Suppose that $X_1 \sim \Gamma(\alpha_1,\beta)$ and $X_2 \sim \Gamma(\alpha_2,\beta)$ and let $Z = \frac{X_1}{X_1 + X_2}$ ($X_1$ and $X_2$ are assumed to be independent).
I want to prove that $Z$ is beta distributed as follows: $Z \sim Beta(\alpha_1, \alpha_2)$.
I don't want to use the Jacobian as shown there: http://www.math.wm.edu/~leemis/chart/UDR/PDFs/GammaBeta.pdf.

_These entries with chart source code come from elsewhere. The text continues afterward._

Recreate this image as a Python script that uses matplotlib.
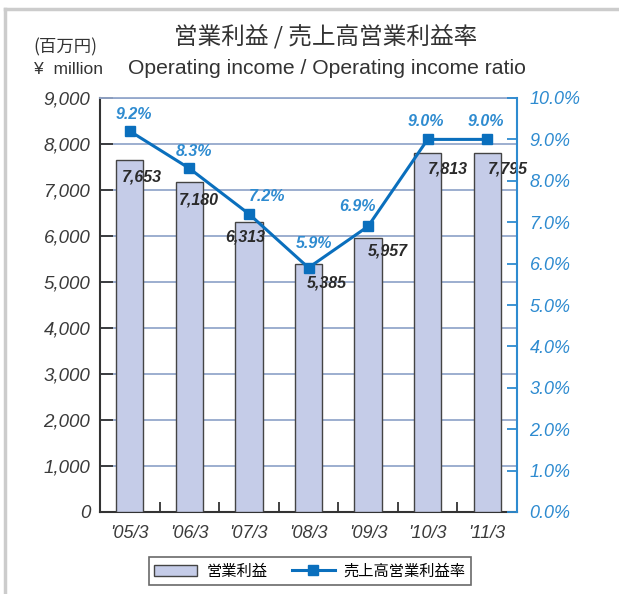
import matplotlib.pyplot as plt
from matplotlib.lines import Line2D
from matplotlib.patches import Patch

plt.rcParams['font.family'] = ['Liberation Sans', 'Noto Sans CJK JP', 'DejaVu Sans']

years = ["'05/3", "'06/3", "'07/3", "'08/3", "'09/3", "'10/3", "'11/3"]
income = [7653, 7180, 6313, 5385, 5957, 7813, 7795]
ratio = [9.2, 8.3, 7.2, 5.9, 6.9, 9.0, 9.0]

# label offsets in pixels (bar labels / ratio labels)
bar_dx = [12, 10, -4, 18, 20, 20, 21]
bar_dy = [-17, -18, -15, -19, -13, -16, -16]
pct_dx = [4, 5, 18, 6, -11, -2, -1]
pct_dy = [17, 17, 17, 24, 20, 18, 18]

bar_col = '#c5cce8'
line_col = '#0a6fbd'
axis_blue = '#2e8bd0'
grid_col = '#94a8cc'
txt_col = '#3a3a3a'

fig = plt.figure(figsize=(6.19, 5.94), dpi=100)
ax = fig.add_axes([100 / 619, 82 / 594, 417 / 619, 414 / 594])
ax2 = ax.twinx()

x = list(range(len(years)))
ax.bar(x, income, width=0.46, color=bar_col, edgecolor='#444444', linewidth=1, zorder=3)
ax.set_xlim(-0.5, 6.5)
ax.set_ylim(0, 9000)
ax.set_yticks(range(0, 9001, 1000))
ax.set_yticklabels([f'{v:,}' for v in range(0, 9001, 1000)])
ax.yaxis.grid(True, color=grid_col, linewidth=1.3, zorder=0)
ax.set_axisbelow(True)
ax.set_xticks(x)
ax.set_xticklabels(years)
ax.set_xticks([i + 0.5 for i in x[:-1]], minor=True)
ax.tick_params(axis='x', which='major', length=0, pad=9, labelsize=13, labelcolor=txt_col)
ax.tick_params(axis='x', which='minor', direction='in', length=7, width=1.3, color='#333333')
ax.tick_params(axis='y', direction='in', length=9, width=1.3, color='#333333',
               pad=7, labelsize=13.5, labelcolor=txt_col)
for lab in ax.get_xticklabels() + ax.get_yticklabels():
    lab.set_fontstyle('italic')

for sp in ['left', 'bottom']:
    ax.spines[sp].set_color('#333333')
    ax.spines[sp].set_linewidth(1.5)
ax.spines['top'].set_color(grid_col)
ax.spines['top'].set_linewidth(1.3)
ax.spines['right'].set_visible(False)
ax2.spines['top'].set_visible(False)
ax2.spines['left'].set_visible(False)
ax2.spines['bottom'].set_visible(False)
ax2.spines['right'].set_color(axis_blue)
ax2.spines['right'].set_linewidth(1.5)

ax2.plot(x, ratio, color=line_col, linewidth=2.2, marker='s', markersize=7.7,
         markerfacecolor=line_col, markeredgecolor=line_col, zorder=4)
ax2.set_ylim(0, 10)
ax2.set_yticks(range(0, 11))
ax2.set_yticklabels([f'{v:.1f}%' for v in range(0, 11)])
ax2.tick_params(axis='y', direction='in', length=7, width=1.3, color=axis_blue,
                pad=9, labelsize=13, labelcolor=axis_blue)
for lab in ax2.get_yticklabels():
    lab.set_fontstyle('italic')

for i, v in enumerate(income):
    ax.annotate(f'{v:,}', (i, v), xytext=(bar_dx[i], bar_dy[i]), textcoords='offset pixels',
                ha='center', va='center', fontsize=11.5, fontstyle='italic',
                fontweight='bold', color='#2a2a2a', zorder=5)
for i, v in enumerate(ratio):
    ax2.annotate(f'{v:.1f}%', (i, v), xytext=(pct_dx[i], pct_dy[i]), textcoords='offset pixels',
                 ha='center', va='center', fontsize=11.5, fontstyle='italic',
                 fontweight='bold', color=axis_blue, zorder=5)

fig.text(326 / 619, 1 - 36 / 594, '営業利益 / 売上高営業利益率', ha='center', va='center',
         fontsize=17, color='#333333', family=['Noto Sans CJK JP'])
fig.text(327 / 619, 1 - 69 / 594, 'Operating income / Operating income ratio',
         ha='center', va='center', fontsize=15.2, color='#333333')
fig.text(33 / 619, 1 - 47 / 594, '(百万円)', ha='left', va='center', fontsize=12.5,
         color='#333333', family=['Noto Sans CJK JP'])
fig.text(34 / 619, 1 - 70 / 594, '¥  million', ha='left', va='center', fontsize=12.5,
         color='#333333')

handles = [Patch(facecolor=bar_col, edgecolor='#444444', linewidth=1),
           Line2D([], [], color=line_col, linewidth=2.2, marker='s', markersize=7)]
leg = fig.legend(handles, ['営業利益', '売上高営業利益率'], loc='center',
                 bbox_to_anchor=(310 / 619, 1 - 571 / 594), ncol=2, frameon=True,
                 fancybox=False, edgecolor='#444444', prop={'family': 'Noto Sans CJK JP', 'size': 11},
                 handlelength=2.8, handleheight=0.7, columnspacing=1.6, borderpad=0.35,
                 handletextpad=0.6)
leg.get_frame().set_linewidth(1.2)

# light gray frame on top/left
fig.add_artist(Line2D([5 / 619, 5 / 619], [0, 1 - 9 / 594], transform=fig.transFigure,
                      color='#cccccc', linewidth=2.5))
fig.add_artist(Line2D([5 / 619, 1], [1 - 9 / 594, 1 - 9 / 594], transform=fig.transFigure,
                      color='#cccccc', linewidth=2.5))

fig.savefig('out.png', dpi=100)
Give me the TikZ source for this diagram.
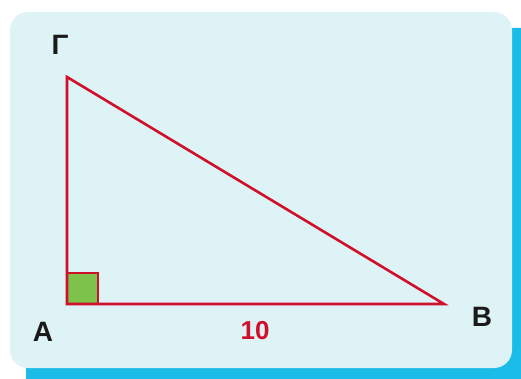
\documentclass[tikz,border=0pt]{standalone}
\usepackage{fontspec}
\setmainfont{Liberation Sans}
\definecolor{panel}{HTML}{DDF3F5}
\definecolor{shadowblue}{HTML}{1BBDE8}
\definecolor{trired}{HTML}{D0102A}
\definecolor{anglegreen}{HTML}{7DC24A}
\definecolor{labelblack}{HTML}{1A1A1A}
\begin{document}
\begin{tikzpicture}[x=1pt,y=-1pt,
  side/.style={draw=trired,line width=2.6pt,line join=miter},
  vlabel/.style={font=\bfseries\fontsize{28}{30}\selectfont,text=labelblack,inner sep=0pt},
  lenlabel/.style={font=\bfseries\fontsize{26}{28}\selectfont,text=trired,inner sep=0pt}]
\useasboundingbox (0,0) rectangle (521,379);
\clip (0,0) rectangle (521,379);
\fill[white] (0,0) rectangle (521,379);
\fill[shadowblue,rounded corners=18pt] (26,28) rectangle (545,400);
\fill[panel,rounded corners=18pt] (10,12) rectangle (512,368);
\coordinate (A) at (67,304);
\coordinate (B) at (444,304);
\coordinate (G) at (67,77);
\filldraw[fill=anglegreen,draw=trired,line width=2pt] (A) rectangle ++(31,-31);
\draw[side] (A) -- (B) -- (G) -- cycle;
\node[vlabel] (lG) at (60,45) {Γ};
\node[vlabel] (lA) at (43,332) {A};
\node[vlabel] (lB) at (482,317) {B};
\node[lenlabel] (l10) at (255,331) {10};
\end{tikzpicture}
\end{document}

Instead, I know that $Z = \frac{X_1}{X_1 + X_2} \Rightarrow X_2 = X_1\frac{1-Z}{Z}$ and the joint of $X_1$ and $X_2$ is:
$$P(X_1,X_2) = \frac{\beta^{\alpha_1 +\alpha_2}}{\Gamma(\alpha_1)\Gamma(\alpha_2)}X_1^{\alpha_1-1}X_2^{\alpha_2-1} \exp[-\beta(X_1 + X_2)]$$
By integrating the joint I get:
$$P(Z) = \int_0^{+\infty} P(X_1,X_1\frac{1-Z}{Z}) dX_1 = \int_0^{+\infty} \frac{\beta^{\alpha_1 +\alpha_2}}{\Gamma(\alpha_1)\Gamma(\alpha_2)}X_1^{\alpha_1-1}\Bigg(X_1\frac{1-Z}{Z}\Bigg)^{\alpha_2-1} \exp[-\beta X_1/Z]dX_1$$
Using that $Beta(\alpha_1,\alpha_2)\Gamma(\alpha_1 + \alpha_2) = \Gamma(\alpha_1)\Gamma(\alpha_2)$ and pulling the constant outside of the integral:
$$P(Z) = \frac{Z^{\alpha_1 - 1} (1-Z)^{\alpha_2 - 1}}{Beta(\alpha_1,\alpha_2)} \int_0^{+\infty} \frac{\beta^{\alpha_1 + \alpha_2}}{\Gamma(\alpha_1+\alpha_2)}\Bigg( \frac{X_1}{Z} \Bigg)^{\alpha_1-1}\Bigg(\frac{X_1}{Z}\Bigg)^{\alpha_2-1} \exp[-\beta X_1/Z]dX_1\\ = \underbrace{\frac{Z^{\alpha_1 - 1} (1-Z)^{\alpha_2 - 1}}{Beta(\alpha_1,\alpha_2)}}_{\text{Beta distribution}} \underbrace{\int_0^{+\infty} \frac{\beta^{\alpha_1 + \alpha_2}}{\Gamma(\alpha_1+\alpha_2)}\Bigg( \frac{X_1}{Z} \Bigg)^{\alpha_1 + \alpha_2 - 2} \exp[-\beta X_1/Z]dX_1}_{\text{Almost a gamma distribution that should integrate to 1}}$$
How do I get the Beta distribution from there? I have tried a change of variable $Y = \frac{X_1}{Z}$ but it does not seems to lead to the result.